Пятидесятисемилетний Питт все еще считался национальным героем, несмотря на его своеобразное поведение после ухода с поста пятью годами ранее. Король призывал его трижды, но Питт всегда находил причину, чтобы не возвращаться на службу. В те годы он редко посещал заседания парламента, а когда делал это, то обычно демонстрировал незнание или безразличие к вопросам, интересовавшим обычных политиков. Ему не хватало последователей, «заинтересованных лиц» в палате общин, кого-то, кто бы нуждался в его патронате и влиянии; в самом деле, он терпеть не мог с кем-то быть на равной ноге. Тем не менее он умел вызвать энтузиазм в палате благодаря своему ораторскому искусству, чем и пользовался в ходе дебатов вокруг Акта о гербовом сборе. Теперь, соглашаясь возглавить правительство, он также становился графом Четемом, что позволяло ему избегать появления в палате общин, именно там, где всякому правительству требовалась твердая рука[262].

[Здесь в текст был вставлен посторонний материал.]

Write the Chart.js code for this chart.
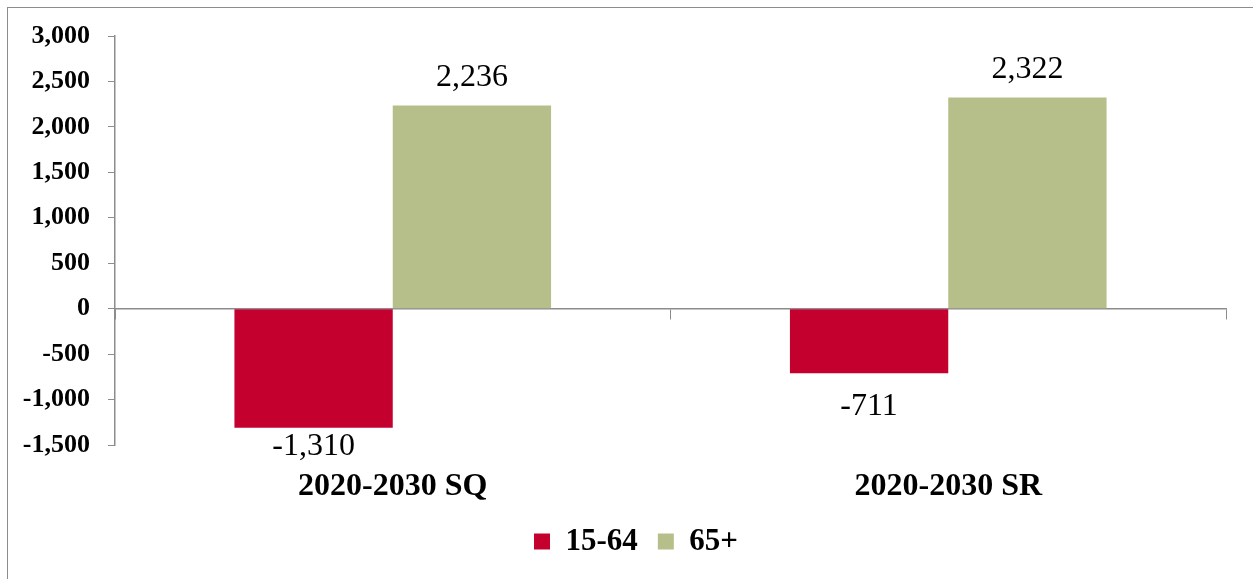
<!DOCTYPE html>
<html>
<head>
<meta charset="utf-8">
<script src="https://cdn.jsdelivr.net/npm/chart.js@4.4.1/dist/chart.umd.min.js"></script>
<style>
  html, body { margin: 0; padding: 0; background: #fff; overflow: hidden; }
  #frame {
    position: absolute; left: 7px; top: 7px; width: 1270px; height: 600px;
    border: 1px solid #8c8c8c; box-sizing: border-box;
  }
  #wrap { position: absolute; left: 0; top: 0; width: 1253px; height: 579px; }
</style>
</head>
<body>
<div id="frame"></div>
<div id="wrap"><canvas id="myChart" width="1253" height="579"></canvas></div>
<script>
var categories = ["2020-2030 SQ", "2020-2030 SR"];
var ageWorking = [-1310, -711];
var ageSenior = [2236, 2322];
var yTicks = [-1500, -1000, -500, 0, 500, 1000, 1500, 2000, 2500, 3000];

var serif = "'Liberation Serif', 'Times New Roman', serif";
var axisGray = "#8c8c8c";

function fmt(v) {
  return Number(v).toLocaleString("en-US");
}

// value labels above / below each bar
var barLabels = {
  id: "barLabels",
  afterDatasetsDraw: function(chart) {
    var ctx = chart.ctx;
    var area = chart.chartArea;
    ctx.save();
    ctx.font = "32px " + serif;
    ctx.fillStyle = "#000";
    ctx.textAlign = "center";
    ctx.textBaseline = "middle";
    chart.data.datasets.forEach(function(ds, i) {
      chart.getDatasetMeta(i).data.forEach(function(bar, j) {
        var v = ds.data[j];
        var y;
        if (v >= 0) {
          y = bar.y - 28;
        } else {
          // keep the label from running too far under the plot
          y = Math.min(bar.y + 33, area.bottom + 2);
        }
        ctx.fillText(fmt(v), bar.x, y);
      });
    });
    ctx.restore();
  }
};

// nudge the legend a bit right of the canvas centre
var legendShift = {
  id: "legendShift",
  afterLayout: function(chart) {
    if (chart.legend) {
      chart.legend.left += 23;
      chart.legend.right += 23;
    }
  }
};

var ctx = document.getElementById("myChart");

var chartData = {
  labels: categories,
  datasets: [
    { label: "15-64", data: ageWorking, backgroundColor: "#C4002F" },
    { label: "65+", data: ageSenior, backgroundColor: "#B6BF8A" }
  ]
};

var options = {
  responsive: false,
  animation: false,
  events: [],
  layout: { padding: { top: 36, right: 27, bottom: 12, left: 0 } },
  datasets: { bar: { categoryPercentage: 0.57, barPercentage: 1 } },
  plugins: {
    tooltip: { enabled: false },
    legend: {
      position: "bottom",
      labels: {
        boxWidth: 16,
        boxHeight: 16,
        padding: 20,
        color: "#000",
        font: { family: serif, size: 31, weight: "bold" }
      }
    }
  },
  scales: {
    x: {
      type: "category",
      offset: true,
      afterFit: function(scale) {
        scale.height = 61;
      },
      grid: { display: false },
      border: { display: false },
      ticks: {
        color: "#000",
        padding: 15,
        font: { family: serif, size: 32, weight: "bold" }
      }
    },
    // axis line through zero with tick marks between categories
    x2: {
      type: "category",
      labels: categories,
      position: { y: 0 },
      offset: true,
      grid: {
        offset: true,
        drawOnChartArea: false,
        drawTicks: true,
        tickLength: 10,
        color: axisGray
      },
      border: { display: true, color: axisGray, width: 1.5 },
      ticks: { display: false }
    },
    y: {
      min: yTicks[0],
      max: yTicks[yTicks.length - 1],
      afterBuildTicks: function(scale) {
        scale.ticks = yTicks.map(function(v) { return { value: v }; });
      },
      afterFit: function(scale) {
        scale.width = 115;
      },
      grid: {
        drawOnChartArea: false,
        drawTicks: true,
        tickLength: 7,
        color: axisGray
      },
      border: { display: true, color: axisGray, width: 1.5 },
      ticks: {
        color: "#000",
        padding: 18,
        font: { family: serif, size: 26, weight: "bold" },
        callback: function(v) { return fmt(v); }
      }
    }
  }
};

var chart = new Chart(ctx, {
  type: "bar",
  data: chartData,
  options: options,
  plugins: [barLabels, legendShift]
});
</script>
</body>
</html>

В министерстве, сформированном Четемом, имелось несколько человек со способностями едва ли не блестящими, но чьи характеры и амбиции отталкивали их друг от друга. Четем сам занял должность хранителя печати — место без функции. Его друг и поклонник, герцог Графтон, получил казначейство и номинально возглавил правительство. Графтону не хватало опыта и зрелости, а также искреннего желания применять власть, но он относился к Питту с любовью, граничащей с преклонением, что в глазах последнего отчасти искупало недостаток квалификации. Граф Шелберн, еще один близкий друг Четема, стал государственным секретарем Южного департамента. Шелберн был исключительно интеллектуально одарен, но присущие ему холодность и необщительность вынуждали его избегать политической арены, где требовалось проявлять умение убеждать и примирять. Генри Конвей остался в правительстве в качестве госсекретаря Северного департамента; Камден стал лорд-канцлером; Эгмонт, ни во что не ставивший Четема, возглавил морское ведомство, а Нортингтон — верный друг короля — стал председателем Совета.

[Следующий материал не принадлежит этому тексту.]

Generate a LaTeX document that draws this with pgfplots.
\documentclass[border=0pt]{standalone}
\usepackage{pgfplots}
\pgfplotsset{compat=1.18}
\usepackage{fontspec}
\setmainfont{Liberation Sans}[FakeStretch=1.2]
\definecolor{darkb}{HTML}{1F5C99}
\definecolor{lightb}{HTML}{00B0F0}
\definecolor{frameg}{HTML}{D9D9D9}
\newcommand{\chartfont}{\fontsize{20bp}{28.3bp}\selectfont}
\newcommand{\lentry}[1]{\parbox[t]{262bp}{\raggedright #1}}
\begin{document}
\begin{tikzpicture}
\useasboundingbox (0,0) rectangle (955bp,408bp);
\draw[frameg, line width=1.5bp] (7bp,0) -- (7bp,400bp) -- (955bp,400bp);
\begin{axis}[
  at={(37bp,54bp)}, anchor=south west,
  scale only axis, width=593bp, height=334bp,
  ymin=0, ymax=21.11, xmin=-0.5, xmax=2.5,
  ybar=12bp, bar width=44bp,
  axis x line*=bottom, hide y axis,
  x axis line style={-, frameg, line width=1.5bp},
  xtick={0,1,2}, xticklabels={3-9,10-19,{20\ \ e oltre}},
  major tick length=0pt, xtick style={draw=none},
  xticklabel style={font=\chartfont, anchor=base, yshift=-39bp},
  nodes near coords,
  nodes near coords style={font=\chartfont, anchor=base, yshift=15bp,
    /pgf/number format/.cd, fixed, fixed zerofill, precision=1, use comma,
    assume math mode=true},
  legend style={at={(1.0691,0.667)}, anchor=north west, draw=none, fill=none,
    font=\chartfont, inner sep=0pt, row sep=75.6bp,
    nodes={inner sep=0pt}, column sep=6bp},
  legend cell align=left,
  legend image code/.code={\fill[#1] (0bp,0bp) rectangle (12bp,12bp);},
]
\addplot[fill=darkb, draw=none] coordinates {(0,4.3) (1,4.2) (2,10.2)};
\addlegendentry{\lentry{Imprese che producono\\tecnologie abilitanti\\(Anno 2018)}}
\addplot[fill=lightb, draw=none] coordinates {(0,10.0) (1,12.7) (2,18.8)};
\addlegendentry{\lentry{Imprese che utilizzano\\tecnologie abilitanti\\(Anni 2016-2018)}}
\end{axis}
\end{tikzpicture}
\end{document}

После Четема самым интересным человеком в правительстве был Чарльз Тауншенд, ставший канцлером казначейства. Сорокаоднолетний Тауншенд являлся вторым сыном Чарльза, виконта Тауншенда — грозного вельможи, старавшегося доминировать над своим сыном и отчасти в этом преуспевшего. Мать Тауншенда — до замужества Одри Харрисон — была остроумной и распутной женщиной, которая почти не встречалась с сыном после расставания с его отцом.